“Sebenarnya aku belum mau mati,” kata Pamularsih saat Tugirah menggosok punggungnya dengan lembut. Sentuhan kasih seorang ibu kepada anak tercinta.
“Tapi sudah terjadi,” kata Tugirah seperti bergumam saja.
Dan;
“Bu Tugirah ingin tahu siapa dia?” tanya Pamularsih ketika tubuhnya telah tertutup kain kafan sepenuhnya. Tugirah menggeleng.
Kedua tangannya terangkat. Berdoa.
Terselip juga tema yang menunjukkan kepasrahan terhadap risiko pekerjaan. Sebab ada hal yang kontradiktif atas yang diucapkan Tugirah di awal cerita dan sikapnya di akhir cerita.
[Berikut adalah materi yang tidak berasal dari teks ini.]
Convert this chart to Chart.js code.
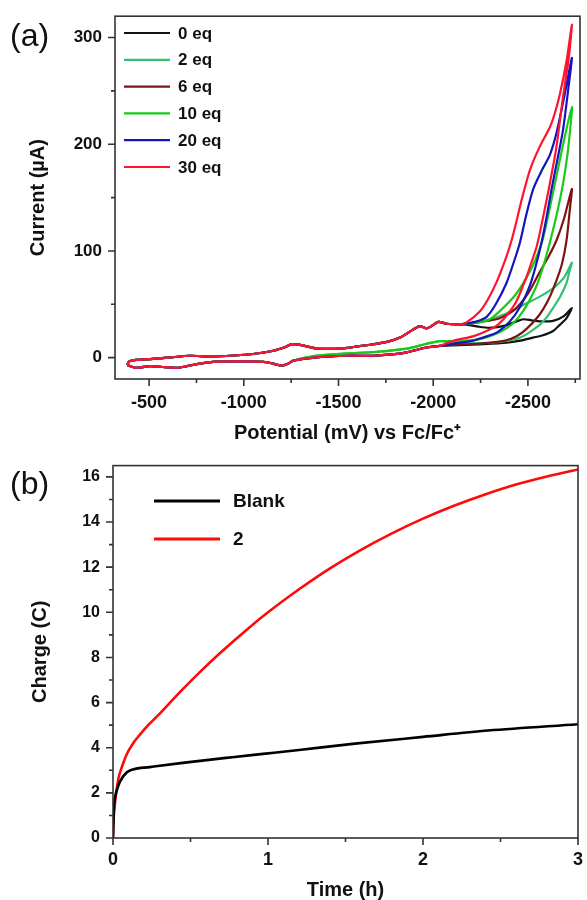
<!DOCTYPE html>
<html>
<head>
<meta charset="utf-8">
<script src="https://cdn.jsdelivr.net/npm/chart.js@4.4.1/dist/chart.umd.min.js"></script>
<style>
html,body{margin:0;padding:0;background:#fff;}
#wrap{position:relative;width:587px;height:900px;overflow:hidden;background:#fff;}
.panel{position:absolute;left:0;width:587px;height:450px;}
#pa{top:0;}
#pb{top:450px;}
.lab{position:absolute;left:10px;font-family:'Liberation Sans',Arial,sans-serif;font-size:32px;line-height:36px;color:#111;}
</style>
</head>
<body>
<div id="wrap">
  <div class="panel" id="pa"><canvas id="ca" width="587" height="450"></canvas></div>
  <div class="panel" id="pb"><canvas id="cb" width="587" height="450"></canvas></div>
  <div class="lab" style="top:17px;">(a)</div>
  <div class="lab" style="top:465px;">(b)</div>
</div>
<script>
// ---------- Panel (a): cyclic voltammograms ----------
// potential (mV vs Fc/Fc+), current (µA)
const cvForwardBase = [[-385,-7],[-395,-3.5],[-435,-2],[-505,-1.3],[-600,0],[-716,1.8],[-822,1],[-950,2],[-1050,3.4],[-1156,6.5],[-1220,10],[-1253,12.7],[-1297,12],[-1385,8.6],[-1508,8.5],[-1600,10.5],[-1684,12.6],[-1760,15],[-1825,18.8],[-1895,26.5],[-1930,29.6],[-1965,27.5],[-1992,29.6],[-2027,33.6],[-2071,31.8],[-2141,31.2]];
const cvReturnBase = [[-2035,11],[-1965,9.5],[-1860,5],[-1780,3],[-1684,1.8],[-1543,1.8],[-1385,0.3],[-1262,-2.8],[-1230,-6],[-1200,-7.4],[-1121,-4.3],[-1000,-3.5],[-857,-3.7],[-752,-6],[-700,-8],[-646,-9.5],[-560,-8.5],[-505,-8],[-430,-9.5],[-385,-7]];
const cvReturnGreenHead = [[-2035,15.5],[-1965,13],[-1860,8.5],[-1700,5.5],[-1543,4],[-1385,2]];

const cvEq0 = [[-2176,31],[-2240,29],[-2299,28],[-2380,30],[-2440,34],[-2475,36],[-2520,35],[-2563,34],[-2633,34.5],[-2690,39],[-2732,46.6],[-2704,37],[-2670,31],[-2633,25],[-2580,21],[-2528,18.8],[-2460,16],[-2387,14],[-2264,12.6],[-2176,12],[-2100,11.5]];
const cvEq2 = [[-2176,32],[-2240,33.5],[-2300,36],[-2380,41],[-2440,46],[-2493,51],[-2560,57],[-2633,65],[-2690,75],[-2732,89],[-2718,80],[-2704,70],[-2670,57],[-2633,46.6],[-2600,38],[-2563,31],[-2510,24],[-2458,18.8],[-2380,15.5],[-2300,14],[-2200,13.5],[-2100,14]];
const cvEq6 = [[-2176,32],[-2250,33.5],[-2352,37],[-2430,45],[-2500,60],[-2563,80.5],[-2610,95],[-2651,110],[-2690,130],[-2732,158],[-2722,140],[-2704,110],[-2680,88],[-2650,72],[-2610,55],[-2560,40],[-2493,27],[-2440,20],[-2380,16],[-2300,14],[-2200,12.8],[-2100,12]];
const cvEq10 = [[-2176,32],[-2240,33],[-2299,36],[-2360,45],[-2430,58],[-2493,75],[-2540,92],[-2580,112],[-2633,155],[-2680,195],[-2732,235],[-2712,195],[-2690,168],[-2669,148],[-2640,125],[-2616,108],[-2580,85],[-2540,65],[-2480,45],[-2420,32],[-2352,24],[-2280,19],[-2211,16.5],[-2100,15.5]];
const cvEq20 = [[-2176,32],[-2230,34],[-2281,38],[-2330,50],[-2387,70],[-2430,92],[-2458,108],[-2493,135],[-2528,158],[-2575,176],[-2616,190],[-2650,210],[-2690,243],[-2732,281],[-2712,250],[-2685,213],[-2655,185],[-2625,158],[-2600,133],[-2572,108],[-2540,85],[-2511,68],[-2460,48],[-2405,34],[-2340,24],[-2299,21],[-2211,16],[-2100,13]];
const cvEq30 = [[-2176,33],[-2247,43.5],[-2290,55],[-2335,71],[-2387,95],[-2414,110],[-2440,128],[-2467,148],[-2511,176],[-2563,198],[-2616,216],[-2642,229],[-2669,247],[-2704,278],[-2732,312],[-2715,280],[-2685,244],[-2651,198],[-2625,172],[-2599,148],[-2563,117],[-2546,104],[-2520,90],[-2493,76],[-2440,53],[-2390,40],[-2335,30],[-2270,24],[-2210,20],[-2110,16]];

const cvLabels = ['0 eq','2 eq','6 eq','10 eq','20 eq','30 eq'];
const cvColors = ['#111111','#33c070','#7d1414','#16cc16','#1414c0','#ff1430'];
const cvTails = [cvEq0, cvEq2, cvEq6, cvEq10, cvEq20, cvEq30];
const cvGreenReturn = [false, true, false, true, false, false];

const aXTicks = [-500,-1000,-1500,-2000,-2500];
const aXMinor = [-750,-1250,-1750,-2250,-2750];
const aYTicks = [0,100,200,300];
const aYMinor = [50,150,250];

// ---------- Panel (b): charge vs time ----------
const timeBlank = [0,0.004,0.008,0.015,0.024,0.045,0.088,0.13,0.237,0.45,0.77,1.0,1.2,1.56,2.0,2.42,3.0];
const chargeBlank = [0,0.9,1.5,1.85,2.1,2.5,2.9,3.04,3.14,3.33,3.58,3.75,3.9,4.18,4.48,4.76,5.04];
const time2 = [0,0.004,0.012,0.034,0.06,0.088,0.13,0.17,0.23,0.3,0.43,0.56,0.7,0.88,1.0,1.2,1.4,1.6,1.8,2.0,2.2,2.4,2.6,2.8,3.0];
const charge2 = [0,0.9,1.5,2.6,3.2,3.7,4.2,4.55,5.02,5.5,6.45,7.35,8.25,9.33,10.0,11.02,11.95,12.77,13.5,14.15,14.72,15.22,15.66,16.02,16.33];
const bLabels = ['Blank','2'];
const bColors = ['#000000','#ff0a0a'];

const bXTicks = [0,1,2,3];
const bXMinor = [0.5,1.5,2.5];
const bYTicks = [0,2,4,6,8,10,12,14,16];
const bYMinor = [1,3,5,7,9,11,13,15];

// ---------- shared setup ----------
const FONT = "'Liberation Sans', Arial, Helvetica, sans-serif";
Chart.defaults.font.family = FONT;
Chart.defaults.color = '#111';

const decor = {
  id: 'panelDecor',
  afterDraw(chart, args, o) {
    const {ctx, chartArea: a, scales} = chart;
    const sx = scales.x, sy = scales.y;
    ctx.save();
    ctx.strokeStyle = '#333';
    ctx.lineWidth = 1.6;
    ctx.strokeRect(a.left, a.top, a.right - a.left, a.bottom - a.top);
    ctx.beginPath();
    o.xMajor.forEach(v => { const p = sx.getPixelForValue(v); ctx.moveTo(p, a.bottom); ctx.lineTo(p, a.bottom + 7); });
    o.xMinor.forEach(v => { const p = sx.getPixelForValue(v); ctx.moveTo(p, a.bottom); ctx.lineTo(p, a.bottom + 4); });
    o.yMajor.forEach(v => { const p = sy.getPixelForValue(v); ctx.moveTo(a.left - 7, p); ctx.lineTo(a.left, p); });
    o.yMinor.forEach(v => { const p = sy.getPixelForValue(v); ctx.moveTo(a.left - 4, p); ctx.lineTo(a.left, p); });
    ctx.stroke();
    // legend
    ctx.font = o.legendFont;
    ctx.textBaseline = 'middle';
    ctx.textAlign = 'left';
    chart.data.datasets.forEach((ds, i) => {
      const yy = o.legendY0 + i * o.legendDy;
      ctx.strokeStyle = ds.borderColor;
      ctx.lineWidth = o.legendLW;
      ctx.beginPath();
      ctx.moveTo(o.legendX0, yy);
      ctx.lineTo(o.legendX1, yy);
      ctx.stroke();
      ctx.fillStyle = '#111';
      ctx.fillText(ds.label, o.legendTx, yy + 1);
    });
    ctx.restore();
  }
};

function fixedTicks(values) {
  return (scale) => { scale.ticks = values.map(v => ({value: v})); };
}

// ---------- chart (a) ----------
const cvDatasets = cvTails.map((tail, i) => {
  const ret = cvGreenReturn[i]
    ? cvReturnGreenHead.concat(cvReturnBase.filter(p => p[0] > -1300))
    : cvReturnBase;
  const pts = cvForwardBase.concat(tail, ret).map(p => ({x: p[0], y: p[1]}));
  return {
    label: cvLabels[i],
    data: pts,
    borderColor: cvColors[i],
    backgroundColor: cvColors[i],
    borderWidth: 2.2,
    pointRadius: 0,
    tension: 0.25,
    fill: false,
    order: cvTails.length - i
  };
});

new Chart(document.getElementById('ca'), {
  type: 'line',
  data: { datasets: cvDatasets },
  options: {
    responsive: false,
    animation: false,
    devicePixelRatio: 1,
    layout: { padding: { top: 12, right: 7, left: 0, bottom: 0 } },
    plugins: {
      legend: { display: false },
      tooltip: { enabled: false },
      panelDecor: {
        xMajor: aXTicks, xMinor: aXMinor, yMajor: aYTicks, yMinor: aYMinor,
        legendX0: 124, legendX1: 170, legendTx: 178, legendY0: 33, legendDy: 26.8,
        legendLW: 2.2, legendFont: 'bold 17px ' + FONT
      }
    },
    scales: {
      x: {
        type: 'linear', reverse: true, min: -2775, max: -320,
        afterBuildTicks: fixedTicks(aXTicks),
        afterFit: (s) => { s.height = 71; },
        grid: { display: false, drawTicks: true, tickLength: 7 },
        border: { display: false },
        ticks: { padding: 6, maxRotation: 0, autoSkip: false, font: { size: 18, weight: 'bold' }, color: '#111', callback: (v) => String(v) },
        title: { display: true, text: 'Potential (mV) vs Fc/Fc\u207A', font: { size: 20, weight: 'bold', lineHeight: 1 }, color: '#111', padding: { top: 0, bottom: 7 } }
      },
      y: {
        type: 'linear', min: -20, max: 320,
        afterBuildTicks: fixedTicks(aYTicks),
        afterFit: (s) => { s.width = 115; },
        grid: { display: false, drawTicks: true, tickLength: 7 },
        border: { display: false },
        ticks: { padding: 6, autoSkip: false, font: { size: 17, weight: 'bold' }, color: '#111', callback: (v) => String(v) },
        title: { display: true, text: 'Current (\u00B5A)', font: { size: 20, weight: 'bold', lineHeight: 1 }, color: '#111', padding: { top: 28, bottom: 0 } }
      }
    }
  },
  plugins: [decor]
});

// ---------- chart (b) ----------
function pairs(xs, ys) { return xs.map((x, i) => ({x: x, y: ys[i]})); }

new Chart(document.getElementById('cb'), {
  type: 'line',
  data: {
    datasets: [
      { label: bLabels[0], data: pairs(timeBlank, chargeBlank), borderColor: bColors[0], backgroundColor: bColors[0], borderWidth: 2.6, pointRadius: 0, cubicInterpolationMode: 'monotone', fill: false, order: 1 },
      { label: bLabels[1], data: pairs(time2, charge2), borderColor: bColors[1], backgroundColor: bColors[1], borderWidth: 2.6, pointRadius: 0, cubicInterpolationMode: 'monotone', fill: false, order: 2 }
    ]
  },
  options: {
    responsive: false,
    animation: false,
    devicePixelRatio: 1,
    layout: { padding: { top: 11, right: 6, left: 0, bottom: 0 } },
    plugins: {
      legend: { display: false },
      tooltip: { enabled: false },
      panelDecor: {
        xMajor: bXTicks, xMinor: bXMinor, yMajor: bYTicks, yMinor: bYMinor,
        legendX0: 154, legendX1: 220, legendTx: 233, legendY0: 51, legendDy: 38,
        legendLW: 3, legendFont: 'bold 19px ' + FONT
      }
    },
    scales: {
      x: {
        type: 'linear', min: 0, max: 3,
        afterBuildTicks: fixedTicks(bXTicks),
        afterFit: (s) => { s.height = 62; },
        grid: { display: false, drawTicks: true, tickLength: 7 },
        border: { display: false },
        ticks: { padding: 4, maxRotation: 0, autoSkip: false, font: { size: 18, weight: 'bold' }, color: '#111', callback: (v) => String(v) },
        title: { display: true, text: 'Time (h)', font: { size: 20, weight: 'bold', lineHeight: 1 }, color: '#111', padding: { top: 0, bottom: 0 } }
      },
      y: {
        type: 'linear', min: 0, max: 16.5,
        afterBuildTicks: fixedTicks(bYTicks),
        afterFit: (s) => { s.width = 113; },
        grid: { display: false, drawTicks: true, tickLength: 7 },
        border: { display: false },
        ticks: { padding: 6, autoSkip: false, font: { size: 16, weight: 'bold' }, color: '#111', callback: (v) => String(v) },
        title: { display: true, text: 'Charge (C)', font: { size: 20, weight: 'bold', lineHeight: 1 }, color: '#111', padding: { top: 30, bottom: 0 } }
      }
    }
  },
  plugins: [decor]
});
</script>
</body>
</html>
Pada awal cerita Tugirah berucap:
“Sudah waktunya. Tapi aku bersumpah, ini yang terakhir,” dia berkata pada refleksi diri yang memantul sehadap cermin. Rambut panjangnya di sisir lalu digelung.
Namun Tugirah tetap melakoni pekerjaannya itu ketika ada lagi yang meninggal, seperti dikisahkan pada bagian akhirnya.
Cukup, bisiknya. Lalu dengan ketenangan yang luar biasa dia merebahkan dirinya pada dipan kayu di pojok kamar, menghadap tepat kepada jendela yang terbuka. Keseluruhan indera dia padamkan.
Di depan pintu, anak tertua Tugirah menghadapi tamunya.